Business Patterns FAQ

Frequently Asked Questions

Q: Are there more patterns? Will you be writing new ones?
A: There are a few patterns that went to conference review didn't make it into the book. I can't remember the logic of not including each one but generally I felt that the pattern either needed a lot of rework or the material was covered by other patterns.

The Porter Patterns are not in the book because a) they don't relate to software specifically, b) they were an experiment and c) I came to the conclusion that Michael Porter's models were interesting but did not address specific problems, i.e. they are a solution without a problem.

You are free to read
the Porter Patterns and the few patterns not in the book, they are available at

As to new patterns… a lot of ideas for patterns still exist on my hard disc, some of these are partially written and I have had plenty more ideas since. If I had completed every pattern the book would have taken several more years! I am sure I will write more business patterns in time but right now I am not working on any.

There are a few other business patterns available. Some from Linda Rising (who wrote the forward to the book,
Customer Interaction Patterns) and some from others. I will try and add links to these in time.

Right now I'm very excited by the work
Michael Weiss and Claudius Link are doing on Open Source. Many of the patterns they are creating cover business aspects, specifically, how to run an Open Source as business.

Q: What is the picture on the front cover?
A: The cover picture the Liverpool waterfront, specifically, the landing stage, Royal Liver, Cunard and Mersey docks building, a UNESCO World Heritage Site.

This picture was chosen for three reasons. First, by tradition pattern books have pictures of constructions on the cover - see the Frank Buschmann’s Pattern Oriented Software Architecture for example,
volume 1, volume 2, and all the way up to volume 5.)

Second these building represent the coming together of earlier technology and commerce - the technology that made Cunard liners possible, and made Liverpool the second city of The Empire.

Third, the author grew up on the opposite side of the river Mersey so regularly saw this skyline.

Q: How long did it take to write?
End to end, a little short of nine years.

The patterns which began this series, the Porter Patterns, were written in late 2003 and reviewed in workshop at EuroPLoP 2004. However these patterns didn’t make it into the final book. You can
download the Porter Patterns for free from Allan’s website. These patterns are: Cost Leadership, Differentiated Product, Market Focus, Sweet Spot and One True Strategy.

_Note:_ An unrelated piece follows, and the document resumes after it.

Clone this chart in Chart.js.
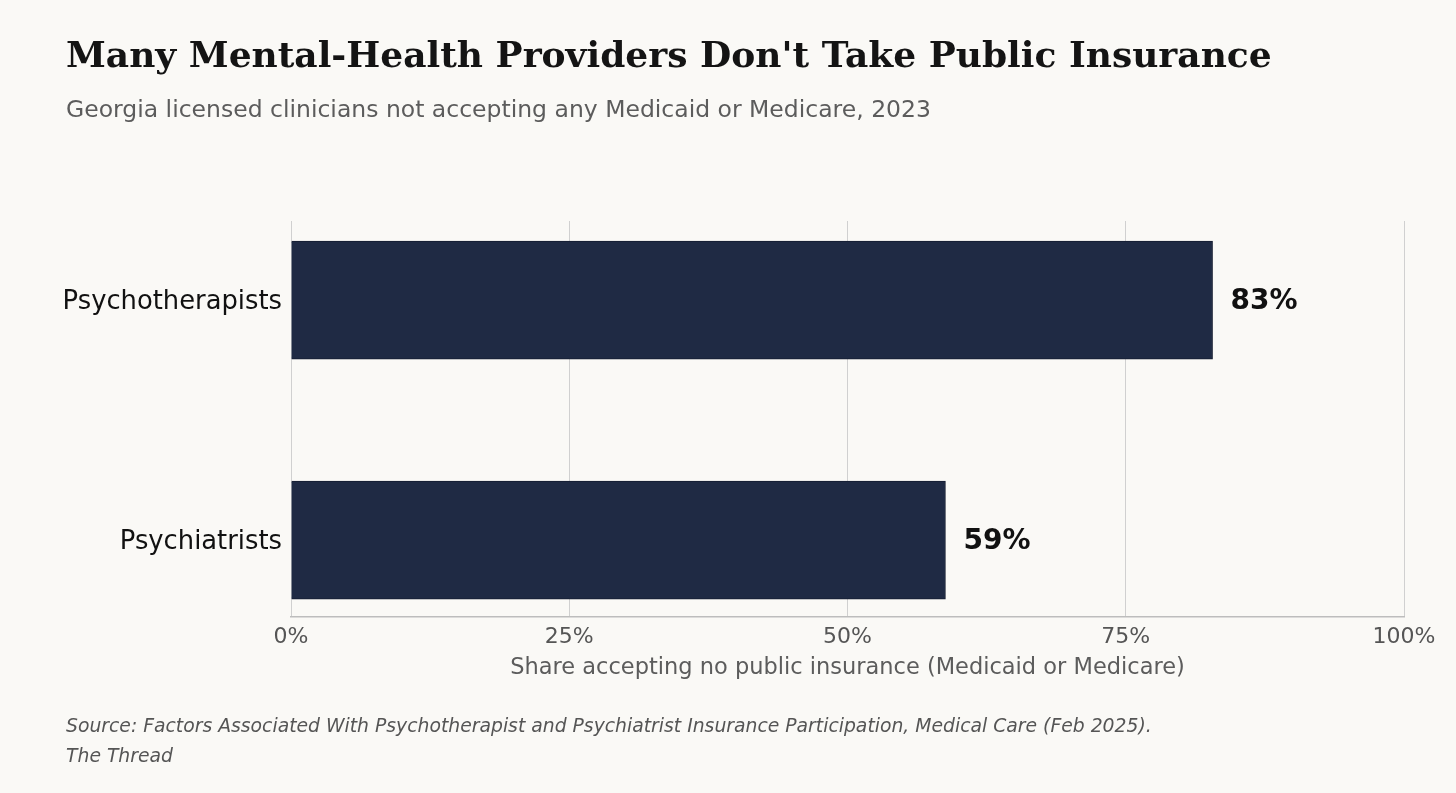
<!DOCTYPE html>
<html>
<head>
<meta charset="utf-8">
<script src="https://cdn.jsdelivr.net/npm/chart.js@4.4.1/dist/chart.umd.min.js"></script>
<style>
  html, body { margin: 0; padding: 0; background: #faf9f6; overflow: hidden; }
  #wrap { width: 1456px; height: 793px; position: relative; }
</style>
</head>
<body>
<div id="wrap"><canvas id="chart"></canvas></div>
<script>
// --- data ---
const categories = ['Psychotherapists', 'Psychiatrists'];
const shareNoPublic = [82.8, 58.8];
const xTickValues = [0, 25, 50, 75, 100];

const titleText = "Many Mental-Health Providers Don't Take Public Insurance";
const subtitleText = 'Georgia licensed clinicians not accepting any Medicaid or Medicare, 2023';
const axisTitle = 'Share accepting no public insurance (Medicaid or Medicare)';
const footerLines = [
  'Source: Factors Associated With Psychotherapist and Psychiatrist Insurance Participation, Medical Care (Feb 2025).',
  'The Thread'
];

const BG = '#faf9f6';
const BAR = '#1f2a44';
const SANS = "'DejaVu Sans', sans-serif";

// background, titles and source note
const textPlugin = {
  id: 'pageText',
  beforeDraw(chart) {
    const c = chart.ctx;
    c.save();
    c.fillStyle = BG;
    c.fillRect(0, 0, chart.width, chart.height);
    c.textBaseline = 'alphabetic';
    c.textAlign = 'left';
    c.fillStyle = '#141414';
    c.font = "bold 36px 'DejaVu Serif', serif";
    c.fillText(titleText, 66, 67);
    c.fillStyle = '#5c5c5c';
    c.font = '23.5px ' + SANS;
    c.fillText(subtitleText, 66, 117);
    c.fillStyle = '#555555';
    c.font = 'italic 18.8px ' + SANS;
    footerLines.forEach((t, i) => c.fillText(t, 66, 732 + i * 29.5));
    c.restore();
  }
};

// value labels at bar ends
const valueLabels = {
  id: 'valueLabels',
  afterDatasetsDraw(chart) {
    const c = chart.ctx;
    const meta = chart.getDatasetMeta(0);
    c.save();
    c.font = 'bold 28px ' + SANS;
    c.fillStyle = '#111111';
    c.textAlign = 'left';
    c.textBaseline = 'middle';
    meta.data.forEach((bar, i) => {
      c.fillText(Math.round(shareNoPublic[i]) + '%', bar.x + 18, bar.y + 2);
    });
    c.restore();
  }
};

new Chart(document.getElementById('chart'), {
  type: 'bar',
  data: {
    datasets: [{
      data: shareNoPublic.map((v, i) => ({ x: v, y: i })),
      backgroundColor: BAR,
      borderColor: '#151c30',
      borderWidth: 1,
      barThickness: 118
    }]
  },
  options: {
    indexAxis: 'y',
    responsive: true,
    maintainAspectRatio: false,
    animation: false,
    layout: { padding: { top: 221, right: 52, bottom: 111, left: 0 } },
    plugins: {
      legend: { display: false },
      tooltip: { enabled: false }
    },
    scales: {
      x: {
        type: 'linear',
        min: 0,
        max: 100,
        afterBuildTicks: (s) => { s.ticks = xTickValues.map(v => ({ value: v })); },
        afterFit: (s) => { s.height = 65; },
        ticks: {
          callback: (v) => v + '%',
          color: '#555555',
          font: { family: SANS, size: 22 },
          padding: 7,
          maxRotation: 0
        },
        grid: { color: '#d0d0d0', lineWidth: 1, drawTicks: false },
        border: { display: true, color: '#bdbdbd', width: 1.5 },
        title: {
          display: true,
          text: axisTitle,
          color: '#5c5c5c',
          font: { family: SANS, size: 22.5 },
          padding: { top: 0, bottom: 0 }
        }
      },
      y: {
        type: 'linear',
        offset: false,
        reverse: true,
        min: -0.33,
        max: 1.32,
        afterBuildTicks: (s) => { s.ticks = categories.map((c, i) => ({ value: i })); },
        afterFit: (s) => { s.width = 291; },
        ticks: {
          callback: (v) => categories[v],
          color: '#111111',
          font: { family: SANS, size: 25.8 },
          padding: 9,
          labelOffset: 2
        },
        grid: { display: false, drawTicks: false, offset: false },
        border: { display: false }
      }
    }
  },
  plugins: [textPlugin, valueLabels]
});
</script>
</body>
</html>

Some patterns written slightly later and reviewed at VikingPLoP 2004 did make it into the book. And a few patterns which were reviewed over the next few years didn’t make it into the book.

The final patterns in the book were reviewed at EuroPLoP 2011. And one or two patterns in the book never received a conference review.

Once the patterns were done the non-patterns chapters still needed writing and all the patterns were extensively edited.

Q: If all the patterns can be downloaded for free why buy the book?
Because the book brings all the patterns together and adds more material. About twice as much in fact.
Second because the patterns were extensively edited and updated between writing and publication.